Exercise >> Write out the opening lines of the data word for word, up to and including the line with "y_vals = [pmf_nonzero.get(k, 0.0)", and leave every picture and every later line out.

Provided data >>
_ _ _ _

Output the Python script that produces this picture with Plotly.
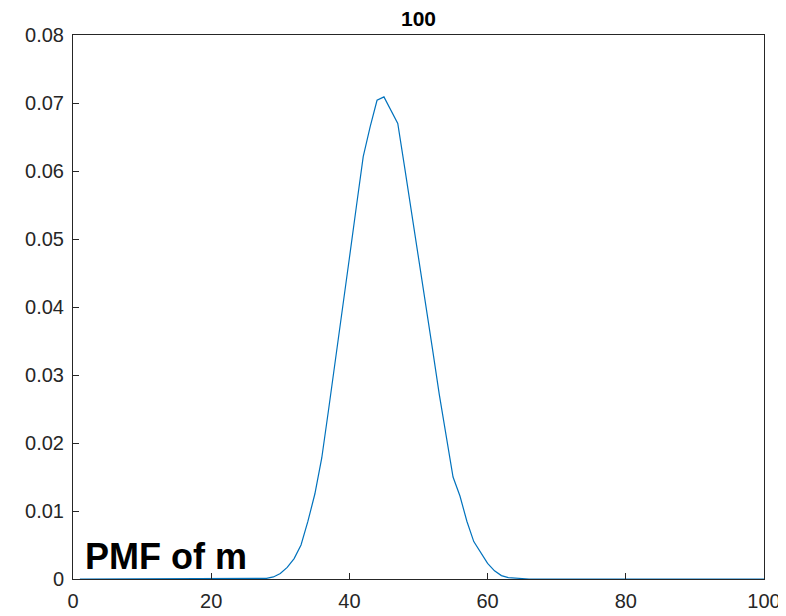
import plotly.graph_objects as go

x_vals = list(range(1, 101))
pmf_nonzero = {
    27: 0.00005, 28: 0.0001, 29: 0.0003, 30: 0.0008, 31: 0.0017, 32: 0.0030,
    33: 0.0050, 34: 0.0085, 35: 0.0125, 36: 0.0178, 37: 0.0250, 38: 0.0322,
    39: 0.0397, 40: 0.0472, 41: 0.0547, 42: 0.0621, 43: 0.0665, 44: 0.0704,
    45: 0.0709, 46: 0.0690, 47: 0.0670, 48: 0.0605, 49: 0.0540, 50: 0.0472,
    51: 0.0405, 52: 0.0340, 53: 0.0272, 54: 0.0210, 55: 0.0150, 56: 0.0122,
    57: 0.0085, 58: 0.0055, 59: 0.0038, 60: 0.0023, 61: 0.0012, 62: 0.0005,
    63: 0.0002, 64: 0.0001,
}
y_vals = [pmf_nonzero.get(k, 0.0) for k in x_vals]

x_ticks = [0, 20, 40, 60, 80, 100]
y_ticks = [0, 0.01, 0.02, 0.03, 0.04, 0.05, 0.06, 0.07, 0.08]
y_tick_text = ["0", "0.01", "0.02", "0.03", "0.04", "0.05", "0.06", "0.07", "0.08"]

fig = go.Figure()
fig.add_trace(go.Scatter(x=x_vals, y=y_vals, mode="lines",
                         line=dict(color="#0072BD", width=1.2),
                         showlegend=False, hoverinfo="skip"))

axis_common = dict(showgrid=False, zeroline=False, showline=True, linecolor="#262626",
                   linewidth=1, mirror=True, ticks="inside", ticklen=6,
                   tickcolor="#262626", automargin=False,
                   tickfont=dict(family="Liberation Sans, Arial", size=20, color="#262626"))
fig.update_xaxes(range=[0, 100], tickvals=x_ticks, ticklabelstandoff=4, **axis_common)
fig.update_yaxes(range=[0, 0.08], tickvals=y_ticks, ticktext=y_tick_text,
                 ticklabelstandoff=4, **axis_common)

fig.update_layout(
    width=778, height=608,
    margin=dict(l=65, r=22, t=27, b=37),
    paper_bgcolor="white", plot_bgcolor="white",
    title=dict(text="<b>100</b>", x=(65 + 691 / 2) / 778, xanchor="center",
               y=1 - 3 / 608, yanchor="top", pad=dict(t=0, b=0, l=0, r=0),
               font=dict(family="Liberation Sans, Arial", size=21, color="black")),
    annotations=[dict(text="<b>PMF of m</b>", xref="paper", yref="paper",
                      x=0.014, y=0.042, xanchor="left", yanchor="middle", showarrow=False,
                      font=dict(family="Liberation Sans, Arial", size=36, color="black"))],
)

fig.write_html("out.html")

_ _ _ _

Task output >>
Output the Python script that produces this picture with Plotly.
import plotly.graph_objects as go

x_vals = list(range(1, 101))
pmf_nonzero = {
    27: 0.00005, 28: 0.0001, 29: 0.0003, 30: 0.0008, 31: 0.0017, 32: 0.0030,
    33: 0.0050, 34: 0.0085, 35: 0.0125, 36: 0.0178, 37: 0.0250, 38: 0.0322,
    39: 0.0397, 40: 0.0472, 41: 0.0547, 42: 0.0621, 43: 0.0665, 44: 0.0704,
    45: 0.0709, 46: 0.0690, 47: 0.0670, 48: 0.0605, 49: 0.0540, 50: 0.0472,
    51: 0.0405, 52: 0.0340, 53: 0.0272, 54: 0.0210, 55: 0.0150, 56: 0.0122,
    57: 0.0085, 58: 0.0055, 59: 0.0038, 60: 0.0023, 61: 0.0012, 62: 0.0005,
    63: 0.0002, 64: 0.0001,
}
y_vals = [pmf_nonzero.get(k, 0.0) for k in x_vals]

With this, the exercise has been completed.